US proposal to collect names, records of cryptocurrency users draws heat from industry, customers

05 Jan 2021 12:00 am by Robert Thomason

cryptocurrency

Proposed US cryptocurrency regulations that would toughen record-keeping and reporting rules for virtual currencies has generated thousands of comments from cryptocurrency users who say they're impractical and an assault on their rights.

Electronic payments-processor Square said such a rule would drive cryptocoins away from legitimate US financial firms and toward foreign or malign actors. Coinbase, a major cryptocurrency exchange, called on the US to withdraw the proposal, and said a shortened comment period for the regulations is unlawful.

The Financial Crimes Enforcement Network, which is promulgating the rule, says it's accelerating rulemaking because terrorists and criminals use the anonymity of unhosted wallets to purchase weapons and drugs and to otherwise hide the financial means or proceeds of their crimes. FinCEN said it's important to combat this illicit financing quickly.

The proposal would require financial firms to keep records, including names and physical addresses, of non-customers using "unhosted," or self-maintained, wallets to transfer more than $3,000 through the firms' systems. The proposed rule would also require the reporting of transactions exceeding $10,000.

Square Chief Executive Officer Jack Dorsey said the proposal addresses neither the inherent nature of cryptocurrency nor its risks.

"This Proposal places impractical burdens on these networks, creating existential threats to both protocols and the companies building upon them, and does not effectively monitor and address whatever risks they may present," Dorsey said in a letter submitted yesterday to FinCEN.

"Due to the inherent design of the technology, Square would not have the name or physical address of a party to a transaction unless that party is our customer," said Dorsey, who is also Twitter's CEO.

"By adding hurdles that push more transactions away from regulated entities like Square into non-custodial wallets and foreign jurisdictions, FinCEN will actually have less visibility into the universe of cryptocurrency transactions than it has today," Dorsey said.

Michelle Bond, CEO of the Association for Digital Asset Markets, concurred, saying that implementing a US rule to collect the names and physical addresses of a broad range of cryptocurrency holders would be "a substantial departure" from international practice.

"Doing so would have significant unintended consequences, including forcing American companies offshore, disincentivizing use of virtual asset service providers in the United States, and reducing our global leadership position in digital assets," Bond said last month.

She also objected to the quickened pace of the rulemaking. "Promulgating an interim final rule without public notice and comment circumvents the stakeholders most impacted by burdensome or unbalanced government regulations," she said.

FinCEN provided only a 15-day comment period, which ended last night.
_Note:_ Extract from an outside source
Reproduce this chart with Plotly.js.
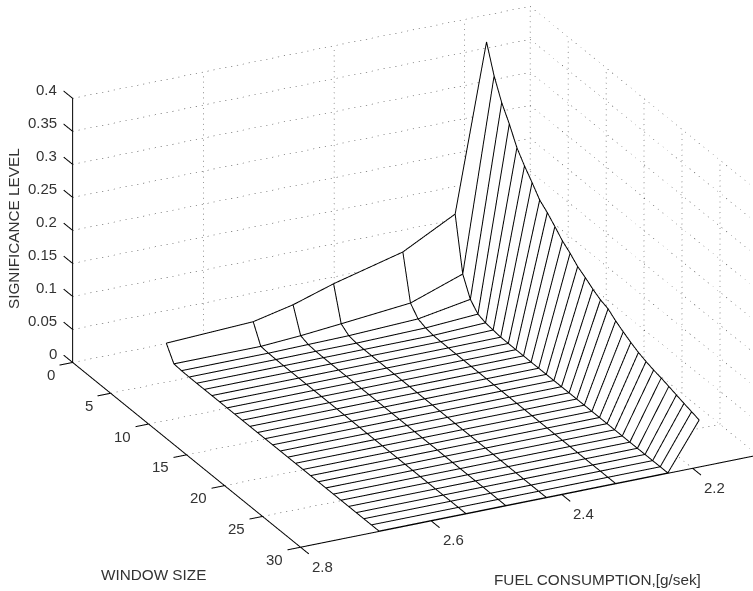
<!DOCTYPE html>
<html><head><meta charset="utf-8">
<script src="https://cdn.plot.ly/plotly-3.0.1.min.js"></script>
<style>html,body{margin:0;padding:0;background:#fff}#c{width:753px;height:591px}</style></head>
<body><div id="c"></div>
<script>
const fuel=[2.19,2.238,2.318,2.424,2.486,2.547,2.68];
const windowSize=[2,3,4,5,6,7,8,9,10,11,12,13,14,15,16,17,18,19,20,21,22,23,24,25,26,27,28,29,30];
const zFuel219=[.3826,.3405,.3094,.2864,.2598,.2415,.2256,.2086,.1988,.187,.1745,.1653,.1544,.1471,.1388,.132,.1277,.1188,.1115,.1047,.0989,.0945,.0909,.0882,.0847,.0811,.0777,.0744,.0712];
const zFuel2238=[.1315,.05,.021,.008,.004,.0025,.001,.0008,.0007,.0007,.0006,.0006,.0006,.0006,.0006,.0006,.0006,.0006,.0006,.0006,.0006,.0006,.0006,.0006,.0006,.0006,.0006,.0006,.0006];
const zFuel2318=[.09,.022,.0073,.003,.001,.0008,.0007,.0006,.0006,.0006,.0006,.0006,.0006,.0006,.0006,.0006,.0006,.0006,.0006,.0006,.0006,.0006,.0006,.0006,.0006,.0006,.0006,.0006,.0006];
const zFuel2424=[.063,.0117,.003,.001,.0008,.0007,.0006,.0006,.0006,.0006,.0006,.0006,.0006,.0006,.0006,.0006,.0006,.0006,.0006,.0006,.0006,.0006,.0006,.0006,.0006,.0006,.0006,.0006,.0006];
const zFuel2486=[.0435,.006,.002,.001,.0007,.0006,.0006,.0006,.0006,.0006,.0006,.0006,.0006,.0006,.0006,.0006,.0006,.0006,.0006,.0006,.0006,.0006,.0006,.0006,.0006,.0006,.0006,.0006,.0006];
const zFuel2547=[.03,.002,.001,.0007,.0006,.0006,.0006,.0006,.0006,.0006,.0006,.0006,.0006,.0006,.0006,.0006,.0006,.0006,.0006,.0006,.0006,.0006,.0006,.0006,.0006,.0006,.0006,.0006,.0006];
const zFuel268=[.024,.002,.001,.0007,.0006,.0006,.0006,.0006,.0006,.0006,.0006,.0006,.0006,.0006,.0006,.0006,.0006,.0006,.0006,.0006,.0006,.0006,.0006,.0006,.0006,.0006,.0006,.0006,.0006];
const fuelTicks=[2.2,2.4,2.6,2.8];
const fuelTickText=['2.2','2.4','2.6','2.8'];
const windowTicks=[0,5,10,15,20,25,30];
const levelTicks=[0,.05,.1,.15,.2,.25,.3,.35,.4];
const levelTickText=['0','0.05','0.1','0.15','0.2','0.25','0.3','0.35','0.4'];
const fuelLo=2.1,fuelHi=2.8,winLo=0,winHi=30,zLo=0,zHi=0.4;
const fuelTickEnd=31.1,winTickEnd=2.82,levelTickEnd=-1.2;

const columns=[zFuel219,zFuel2238,zFuel2318,zFuel2424,zFuel2486,zFuel2547,zFuel268];
const zMatrix=windowSize.map((w,i)=>columns.map(c=>c[i]));

function seg(){return {x:[],y:[],z:[],add(a,b){this.x.push(a[0],b[0],null);this.y.push(a[1],b[1],null);this.z.push(a[2],b[2],null);}};}

// Mesh lines sit a hair nearer the camera along the view direction, so the
// white surface cannot swallow them; in an orthographic view this moves no pixel.
const towardX=0.0033,towardY=0.284,towardZ=0.0033;
const mesh={x:[],y:[],z:[]};
function meshPt(f,w,z){mesh.x.push(f+towardX);mesh.y.push(w+towardY);mesh.z.push(z+towardZ);}
function meshBreak(){mesh.x.push(null);mesh.y.push(null);mesh.z.push(null);}
windowSize.forEach((w,i)=>{fuel.forEach((f,j)=>meshPt(f,w,zMatrix[i][j]));meshBreak();});
fuel.forEach((f,j)=>{windowSize.forEach((w,i)=>meshPt(f,w,zMatrix[i][j]));meshBreak();});

// dotted guide: a gridline broken into short dashes
const fuelSpan=0.7,winSpan=30,zSpan=0.4,dotRatio=0.2;
const grid=seg();
function dotted(a,b){
  const n=Math.max(Math.abs(a[0]-b[0])/fuelSpan*78,Math.abs(a[1]-b[1])/winSpan*50,Math.abs(a[2]-b[2])/zSpan*50);
  for(let k=0;k<n;k++){
    const t=k/n,u=(k+dotRatio)/n;
    grid.add([0,1,2].map(d=>a[d]+(b[d]-a[d])*t),[0,1,2].map(d=>a[d]+(b[d]-a[d])*u));
  }
}
levelTicks.forEach(z=>{dotted([fuelHi,winLo,z],[fuelLo,winLo,z]);dotted([fuelLo,winLo,z],[fuelLo,winHi,z]);});
[2.2,2.4,2.6].forEach(f=>{dotted([f,winLo,zLo],[f,winLo,zHi]);dotted([f,winLo,zLo],[f,winHi,zLo]);});
dotted([fuelLo,winLo,zLo],[fuelLo,winLo,zHi]);
windowTicks.slice(1).forEach(w=>{dotted([fuelLo,w,zLo],[fuelLo,w,zHi]);if(w<winHi)dotted([fuelHi,w,zLo],[fuelLo,w,zLo]);});

const ax=seg();
ax.add([fuelHi,winLo,zLo],[fuelHi,winLo,zHi]);
ax.add([fuelHi,winLo,zLo],[fuelHi,winHi,zLo]);
ax.add([fuelHi,winHi,zLo],[fuelLo,winHi,zLo]);
levelTicks.forEach(z=>ax.add([fuelHi,winLo,z],[fuelHi,levelTickEnd,z]));
windowTicks.forEach(w=>ax.add([fuelHi,w,zLo],[winTickEnd,w,zLo]));
fuelTicks.forEach(f=>ax.add([f,winHi,zLo],[f,fuelTickEnd,zLo]));

const tickFont={family:'Liberation Sans',size:15,color:'#333'};
const anns=[];
levelTicks.forEach((z,i)=>anns.push({x:fuelHi,y:winLo,z:z,text:levelTickText[i],showarrow:false,xanchor:'right',yanchor:'middle',xshift:-14,yshift:9,font:tickFont}));
windowTicks.forEach(w=>anns.push({x:fuelHi,y:w,z:zLo,text:String(w),showarrow:false,xanchor:'right',yanchor:'middle',xshift:-16,yshift:-12,font:tickFont}));
fuelTicks.forEach((f,i)=>anns.push({x:f,y:winHi,z:zLo,text:fuelTickText[i],showarrow:false,xanchor:'center',yanchor:'middle',xshift:22,yshift:-19,font:tickFont}));

const hidden={showgrid:false,zeroline:false,showline:false,showticklabels:false,ticks:'',showbackground:false,showspikes:false,title:{text:''}};
const data=[
 {type:'surface',x:fuel,y:windowSize,z:zMatrix,showscale:false,colorscale:[[0,'#fff'],[1,'#fff']],lighting:{ambient:1,diffuse:0,specular:0,fresnel:0,roughness:1},hoverinfo:'skip'},
 {type:'scatter3d',mode:'lines',x:grid.x,y:grid.y,z:grid.z,line:{color:'#333',width:1},hoverinfo:'skip',showlegend:false},
 {type:'scatter3d',mode:'lines',x:ax.x,y:ax.y,z:ax.z,line:{color:'#000',width:2},hoverinfo:'skip',showlegend:false},
 {type:'scatter3d',mode:'lines',x:mesh.x,y:mesh.y,z:mesh.z,line:{color:'#000',width:2},hoverinfo:'skip',showlegend:false}
];
const titleFont={family:'Liberation Sans',size:15.3,color:'#333'};
const layout={width:753,height:591,margin:{l:0,r:0,t:0,b:0},showlegend:false,paper_bgcolor:'#fff',
 annotations:[
  {xref:'paper',yref:'paper',x:153/753,y:1-574/591,xanchor:'center',yanchor:'middle',text:'WINDOW SIZE',showarrow:false,font:titleFont},
  {xref:'paper',yref:'paper',x:597/753,y:1-579/591,xanchor:'center',yanchor:'middle',text:'FUEL CONSUMPTION,[g/sek]',showarrow:false,font:titleFont},
  {xref:'paper',yref:'paper',x:13/753,y:1-229/591,xanchor:'center',yanchor:'middle',text:'SIGNIFICANCE LEVEL',showarrow:false,textangle:-90,font:titleFont}
 ],
 scene:{domain:{x:[0,1],y:[0,1]},
  xaxis:Object.assign({range:[fuelLo,winTickEnd]},hidden),
  yaxis:Object.assign({range:[levelTickEnd,fuelTickEnd]},hidden),
  zaxis:Object.assign({range:[zLo,zHi]},hidden),
  aspectmode:'manual',aspectratio:{x:1.779,y:1.862,z:0.977},
  camera:{projection:{type:'orthographic'},up:{x:0,y:0,z:1},center:{x:0.1075,y:-0.0265,z:-0.0549},eye:{x:1.7395,y:3.2495,z:1.5611}},
  annotations:anns}};
Plotly.newPlot('c',data,layout,{displayModeBar:false});
</script></body></html>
As of today, more than 6,500 comments have been received. FinCEN didn't say when it expects to issue final regulations.

Quoting exceptions to standard federal rulemaking, FinCEN said it was abbreviating the comment period because of the need to combat crime and terrorism and because it advanced a "foreign affairs function" of the US government.

In its letter submitted yesterday, Coinbase said the proposal marks a substantial change to current law. It said the  "foreign affairs function" exception to the standard 60-day comment period under the Administrative Procedure Act only applies to government-to-government agreements, which isn't the case in this rulemaking process.

Coinbase also said FinCEN offered no evidence that prompt implementation of the rule would have a greater impact in fighting crime and terrorism than would a longer period of comment and discussion with industry.

"Coinbase asks Treasury to withdraw the Proposed Rule and engage in earnest with the cryptocurrency industry and the public on how to achieve its goals while maintaining the integrity of the crypotcurrency ecosystem and protecting the privacy of its users," wrote Paul Grewal, Coinbase's chief legal officer.

Also, nine members of Congress last week asked FinCEN to extend the comment period from 15 to 60 days and to consider a time frame of about six months to implement any final rules.

FinCEN had requested feedback on the competing goals of combatting malign finance and protecting privacy. "Has FinCEN struck a reasonable balance between financial inclusion and consumer privacy and the importance of preventing terrorism financing, money laundering, and other illicit financial activity?" FinCEN asked in its request for comments.

The answer came back from many quarters as an emphatic "no."

"This requirement flies in the face of Americans’ reasonable interest in privacy, forcing everyday Americans to provide their name and physical address not just to FinCEN and a regulated institution, but to every counterparty with whom they wish to transact using cryptocurrency," wrote Matt Corallo, a Bitcoin developer.

Chris Simmons, a Bitcoin investor, summed up attitudes repeated throughout the comments. "I believe the proposed regulations on unhosted wallets are being made in a hasty manner, will stifle innovation, are an invasion of personal privacy and liberty, and ultimately endanger the citizens of the USA," Simmons said.